## Directive
Please write out the lines of the data exactly, beginning with the first and ending with the line containing "const yTicks = [0.25, 0.50, 0.75, 1.00];"; leave the pictures behind.
>> begin Given data
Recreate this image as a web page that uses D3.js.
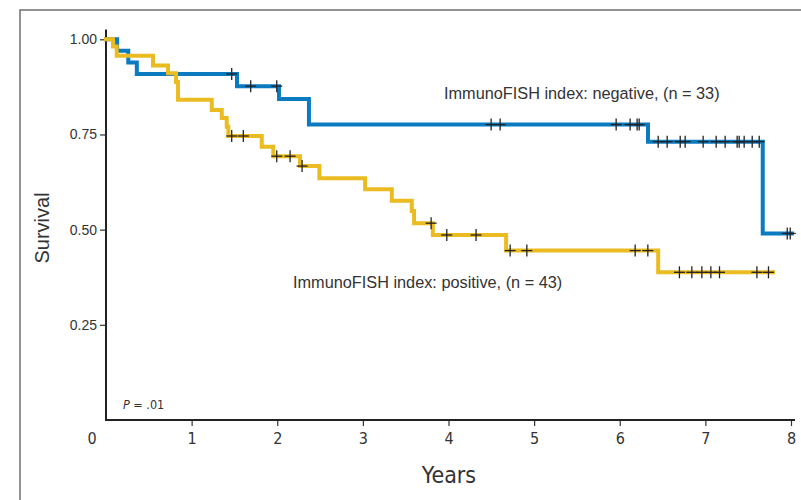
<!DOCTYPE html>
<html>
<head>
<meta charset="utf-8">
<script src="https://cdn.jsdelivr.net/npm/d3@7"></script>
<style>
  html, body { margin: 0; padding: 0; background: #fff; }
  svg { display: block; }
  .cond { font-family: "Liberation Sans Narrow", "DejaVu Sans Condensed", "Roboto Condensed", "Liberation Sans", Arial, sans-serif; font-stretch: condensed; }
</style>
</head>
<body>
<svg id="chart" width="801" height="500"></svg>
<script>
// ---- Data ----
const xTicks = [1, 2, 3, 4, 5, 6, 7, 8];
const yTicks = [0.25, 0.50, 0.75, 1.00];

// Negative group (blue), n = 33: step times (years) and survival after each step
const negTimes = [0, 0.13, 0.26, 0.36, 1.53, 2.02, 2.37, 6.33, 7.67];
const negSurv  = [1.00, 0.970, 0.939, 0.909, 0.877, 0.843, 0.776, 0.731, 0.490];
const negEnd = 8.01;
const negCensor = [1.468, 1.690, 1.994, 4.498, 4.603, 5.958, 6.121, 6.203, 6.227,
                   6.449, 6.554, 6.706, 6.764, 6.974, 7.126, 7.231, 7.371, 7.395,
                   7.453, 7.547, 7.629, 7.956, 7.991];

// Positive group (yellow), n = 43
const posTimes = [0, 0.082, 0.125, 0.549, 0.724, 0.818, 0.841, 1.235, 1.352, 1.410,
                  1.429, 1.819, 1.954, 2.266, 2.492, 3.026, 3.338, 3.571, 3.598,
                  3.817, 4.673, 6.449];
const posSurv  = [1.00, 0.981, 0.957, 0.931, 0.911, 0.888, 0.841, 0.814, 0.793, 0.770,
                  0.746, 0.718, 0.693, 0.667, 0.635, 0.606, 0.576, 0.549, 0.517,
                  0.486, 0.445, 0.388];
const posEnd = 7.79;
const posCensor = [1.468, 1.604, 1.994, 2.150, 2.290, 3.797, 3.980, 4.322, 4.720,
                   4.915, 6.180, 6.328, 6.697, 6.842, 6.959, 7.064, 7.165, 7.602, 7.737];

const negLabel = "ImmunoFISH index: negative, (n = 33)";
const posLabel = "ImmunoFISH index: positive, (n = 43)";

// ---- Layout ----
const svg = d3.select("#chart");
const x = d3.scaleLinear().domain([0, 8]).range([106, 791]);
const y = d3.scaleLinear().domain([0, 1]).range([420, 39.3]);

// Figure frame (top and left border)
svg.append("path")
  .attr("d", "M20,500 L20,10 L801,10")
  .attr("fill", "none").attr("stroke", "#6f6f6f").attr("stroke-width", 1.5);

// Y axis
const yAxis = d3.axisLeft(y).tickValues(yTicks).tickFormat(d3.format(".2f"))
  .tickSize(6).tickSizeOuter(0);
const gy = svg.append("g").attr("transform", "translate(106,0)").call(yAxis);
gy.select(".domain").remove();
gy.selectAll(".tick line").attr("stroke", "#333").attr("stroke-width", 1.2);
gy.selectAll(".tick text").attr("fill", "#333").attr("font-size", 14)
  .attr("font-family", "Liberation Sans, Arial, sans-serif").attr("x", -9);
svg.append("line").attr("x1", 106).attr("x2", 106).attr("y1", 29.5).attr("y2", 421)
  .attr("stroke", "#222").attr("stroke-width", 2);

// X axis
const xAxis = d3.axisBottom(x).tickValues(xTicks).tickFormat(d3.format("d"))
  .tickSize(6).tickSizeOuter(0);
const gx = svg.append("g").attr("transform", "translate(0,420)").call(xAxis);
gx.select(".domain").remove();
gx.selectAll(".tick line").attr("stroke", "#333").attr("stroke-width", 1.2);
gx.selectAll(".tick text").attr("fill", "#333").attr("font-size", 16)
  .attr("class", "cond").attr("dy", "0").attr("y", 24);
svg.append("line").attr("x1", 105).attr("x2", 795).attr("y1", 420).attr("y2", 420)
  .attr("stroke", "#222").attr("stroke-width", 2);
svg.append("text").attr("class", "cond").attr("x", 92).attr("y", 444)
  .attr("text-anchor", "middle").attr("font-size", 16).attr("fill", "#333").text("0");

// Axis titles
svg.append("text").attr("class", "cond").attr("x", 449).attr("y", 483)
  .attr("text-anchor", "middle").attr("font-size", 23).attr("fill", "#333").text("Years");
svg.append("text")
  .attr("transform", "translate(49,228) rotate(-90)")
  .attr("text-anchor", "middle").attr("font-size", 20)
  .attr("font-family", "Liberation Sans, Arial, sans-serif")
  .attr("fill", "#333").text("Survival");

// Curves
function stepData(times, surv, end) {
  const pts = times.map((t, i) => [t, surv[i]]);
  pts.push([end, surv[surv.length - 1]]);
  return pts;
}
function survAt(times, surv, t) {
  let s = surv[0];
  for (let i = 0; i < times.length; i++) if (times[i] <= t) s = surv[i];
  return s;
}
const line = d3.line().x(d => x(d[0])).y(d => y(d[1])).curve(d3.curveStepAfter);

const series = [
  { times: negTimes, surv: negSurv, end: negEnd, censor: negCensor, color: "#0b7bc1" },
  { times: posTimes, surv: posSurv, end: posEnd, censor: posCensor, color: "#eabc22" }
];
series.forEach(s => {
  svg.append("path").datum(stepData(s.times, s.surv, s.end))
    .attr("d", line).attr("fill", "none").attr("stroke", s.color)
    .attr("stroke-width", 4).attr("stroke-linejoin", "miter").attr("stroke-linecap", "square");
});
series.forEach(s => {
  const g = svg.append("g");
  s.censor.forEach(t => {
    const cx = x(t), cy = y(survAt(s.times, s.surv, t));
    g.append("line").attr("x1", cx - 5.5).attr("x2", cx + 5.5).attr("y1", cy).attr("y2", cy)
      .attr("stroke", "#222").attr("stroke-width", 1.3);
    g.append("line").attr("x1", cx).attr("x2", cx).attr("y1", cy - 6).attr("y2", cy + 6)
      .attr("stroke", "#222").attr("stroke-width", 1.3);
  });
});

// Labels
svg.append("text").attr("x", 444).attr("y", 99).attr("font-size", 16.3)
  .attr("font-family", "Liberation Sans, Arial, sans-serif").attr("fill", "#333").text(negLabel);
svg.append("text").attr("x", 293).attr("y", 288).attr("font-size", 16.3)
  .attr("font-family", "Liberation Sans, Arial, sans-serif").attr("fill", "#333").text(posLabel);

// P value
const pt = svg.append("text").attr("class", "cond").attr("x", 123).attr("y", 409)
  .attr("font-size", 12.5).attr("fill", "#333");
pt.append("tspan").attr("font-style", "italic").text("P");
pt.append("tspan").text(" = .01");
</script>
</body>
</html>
>> end Given data
## Reply
Recreate this image as a web page that uses D3.js.
<!DOCTYPE html>
<html>
<head>
<meta charset="utf-8">
<script src="https://cdn.jsdelivr.net/npm/d3@7"></script>
<style>
  html, body { margin: 0; padding: 0; background: #fff; }
  svg { display: block; }
  .cond { font-family: "Liberation Sans Narrow", "DejaVu Sans Condensed", "Roboto Condensed", "Liberation Sans", Arial, sans-serif; font-stretch: condensed; }
</style>
</head>
<body>
<svg id="chart" width="801" height="500"></svg>
<script>
// ---- Data ----
const xTicks = [1, 2, 3, 4, 5, 6, 7, 8];
const yTicks = [0.25, 0.50, 0.75, 1.00];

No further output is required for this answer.